Ces animaux intelligents demandent beaucoup d’attention et “crient” littéralement s’ils se sentent négligés. Ils apprécient particulièrement le contact physique. Leur éducation et leur entraînement sont faciles, même s’ils peuvent être bruyants et destructeurs. En captivité (surtout chez un particulier), leur socialisation est importante. Les agressions intraspécifiques, surtout au sein des couples, sont fréquentes. En volière, le cacatoès des Moluques (Cacatua moluccensis) ou à huppe rouge pond un à trois œufs, incubés de vingt-huit à vingt-neuf jours.

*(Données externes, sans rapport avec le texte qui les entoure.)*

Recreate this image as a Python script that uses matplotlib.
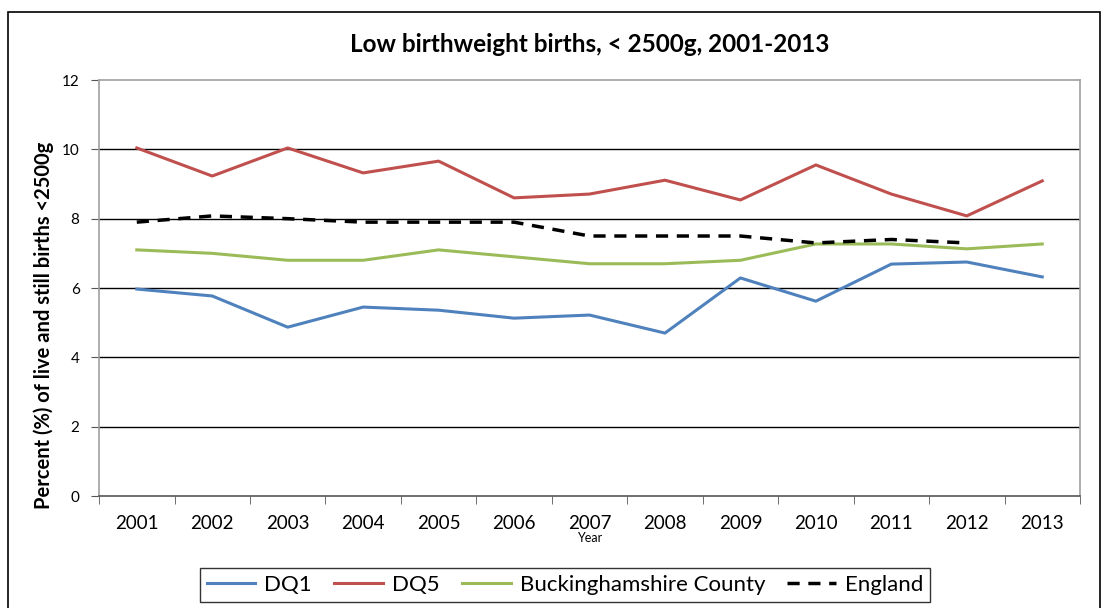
import matplotlib
matplotlib.use("Agg")
import matplotlib.pyplot as plt
from matplotlib.patches import Rectangle
import numpy as np

plt.rcParams['font.family'] = ['Lato', 'DejaVu Sans']

years = ['2001', '2002', '2003', '2004', '2005', '2006', '2007',
         '2008', '2009', '2010', '2011', '2012', '2013']
dq1 = [5.97, 5.77, 4.87, 5.45, 5.36, 5.13, 5.22, 4.70, 6.29, 5.62, 6.69, 6.75, 6.32]
dq5 = [10.04, 9.23, 10.04, 9.32, 9.66, 8.60, 8.71, 9.11, 8.54, 9.55, 8.71, 8.08, 9.09]
bucks = [7.10, 7.00, 6.80, 6.80, 7.10, 6.90, 6.70, 6.70, 6.80, 7.27, 7.27, 7.13, 7.27]
england = [7.90, 8.08, 8.00, 7.90, 7.90, 7.90, 7.50, 7.50, 7.50, 7.30, 7.40, 7.30, np.nan]

x = np.arange(len(years))

fig = plt.figure(figsize=(11.08, 6.08), dpi=100)
ax = fig.add_axes([0.0894, 0.1842, 0.8853, 0.6842])

# outer chart border
fig.patches.append(Rectangle((8 / 1108, -0.05), 1092 / 1108, 1.05 - 12 / 608,
                             transform=fig.transFigure, fill=False,
                             edgecolor='black', linewidth=1.2))

ax.plot(x, dq1, color='#4F81BD', lw=2.2, label='DQ1')
ax.plot(x, dq5, color='#C0504D', lw=2.2, label='DQ5')
ax.plot(x, bucks, color='#9BBB59', lw=2.2, label='Buckinghamshire County')
ax.plot(x, england, color='black', lw=2.5, ls=(0, (3.5, 2.5)), label='England')

ax.set_xlim(-0.5, len(years) - 0.5)
ax.set_ylim(0, 12)
ax.set_yticks(range(0, 13, 2))
ax.set_xticks(x)
ax.set_xticklabels(years, fontsize=13.5)
ax.set_xticks(np.arange(-0.5, len(years), 1), minor=True)
ax.tick_params(axis='x', which='major', length=0, pad=14)
ax.tick_params(axis='x', which='minor', length=6, color='#555555')
ax.tick_params(axis='y', labelsize=11, length=6, color='#555555', pad=8)

for v in range(2, 12, 2):
    ax.axhline(v, color='black', lw=1.0, zorder=0)

for s in ax.spines.values():
    s.set_color('#a0a0a0')
    s.set_linewidth(1.2)
ax.spines['bottom'].set_color('#555555')

ax.set_title('Low birthweight births, < 2500g, 2001-2013', fontsize=17.5,
             fontweight='bold', pad=20)
ax.set_ylabel('Percent (%) of live and still births <2500g', fontsize=14.5,
              fontweight='bold')
ax.yaxis.set_label_coords(-0.046, 0.41)
ax.set_xlabel('Year', fontsize=9, labelpad=0)

leg = ax.legend(loc='center', bbox_to_anchor=(565 / 1108, 23 / 608),
                bbox_transform=fig.transFigure, ncol=4, fontsize=16,
                frameon=True, fancybox=False, edgecolor='black',
                handlelength=2.2, handletextpad=0.4, columnspacing=1.0,
                borderpad=0.3)
leg.get_frame().set_linewidth(1.0)

fig.savefig('out.png', dpi=100)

A la ménagerie du jardin des Plantes (Paris), les cacatoès sont nourris deux fois par jour avec des fruits de saison mûrs, des légumes frais (un tiers de la ration) et des granulés pour grands perroquets (deux tiers). Les quantités sont adaptées selon la prise alimentaire. L’eau est changée tous les jours. Des cures de vitamines sont prévues. Deux ou trois os de seiches sont en outre proposés. Des enrichissements, la présence régulière des soigneurs et le flux de visiteurs semblent prévenir l’ennui chez ces oiseaux.

Norin Chai et Gérard Dousseau

Dominantes pathologiques chez les cacatoès

• Automutilation (plumes, peau).

• Problèmes comportementaux.

• Cirrhose hépatique idiopathique.

• Parasitoses (chez des spécimens récemment importés).

• Prolapsus cloacaux idiopathiques.

• Herpès virose se traduisant par des lésions prolifératives des pattes.

• Pododermatites.

• Hypertophie céreuse qui obstrue les narines.

• Abcès oraux.

• Obésité.

• Lipomes.

Source : Avian medicine : principles and applications. Richie, Harrison & Harrison (Eds ), Wingers Publishing, Fort Worth, Florida.